1 The two terms cited are a reference to a text by Renato Barilli entitled Tra presenza e assenza. Due ipotesi per l’età postmoderna (Bompiani 1974) in which he anticipates many of the characteristics and contradictions of the present time.
2 Giulio Carlo Argan, Il Museo come Scuola, in “Comunità”, no. 3, 1949, pp. 64-66. On the educational function of museums in Argan’s thought, see Carlo De Carli, Argan: L’arte di educare, in Rileggere Argan. L’uomo. Lo storico dell’arte. Il didatta.
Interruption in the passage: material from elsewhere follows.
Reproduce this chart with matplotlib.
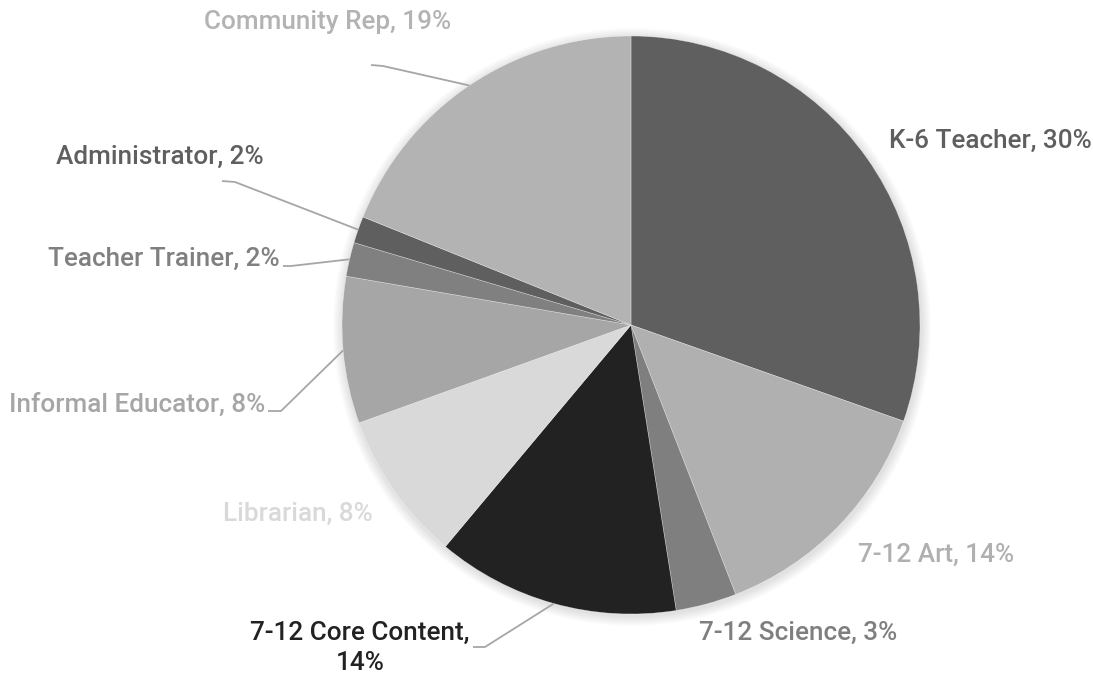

Il politico, Moretti & Vitali, Bergamo 2003, pp. 94-110. On the different roles and historical meanings of the museum, see the monographic issues of the magazines “Hinterland” (no. 4/1978, Per un museo metropolitano; no. 21-22/1982, La diffusione museale) and “Zodiac” (no. 6/1988 dedicated to the museum) in particular the essays by Guido Canella, Inventio translatio depositio (Hinterland no. 4, op.cit., pp. 17-29), Memorie di funzione e frammenti di rappresentazione (Hinterland 21-22, op.cit., pp. 2-3), Su certe devianze dell’archetipo museale (Zodiac, op.cit., pp. 4-11).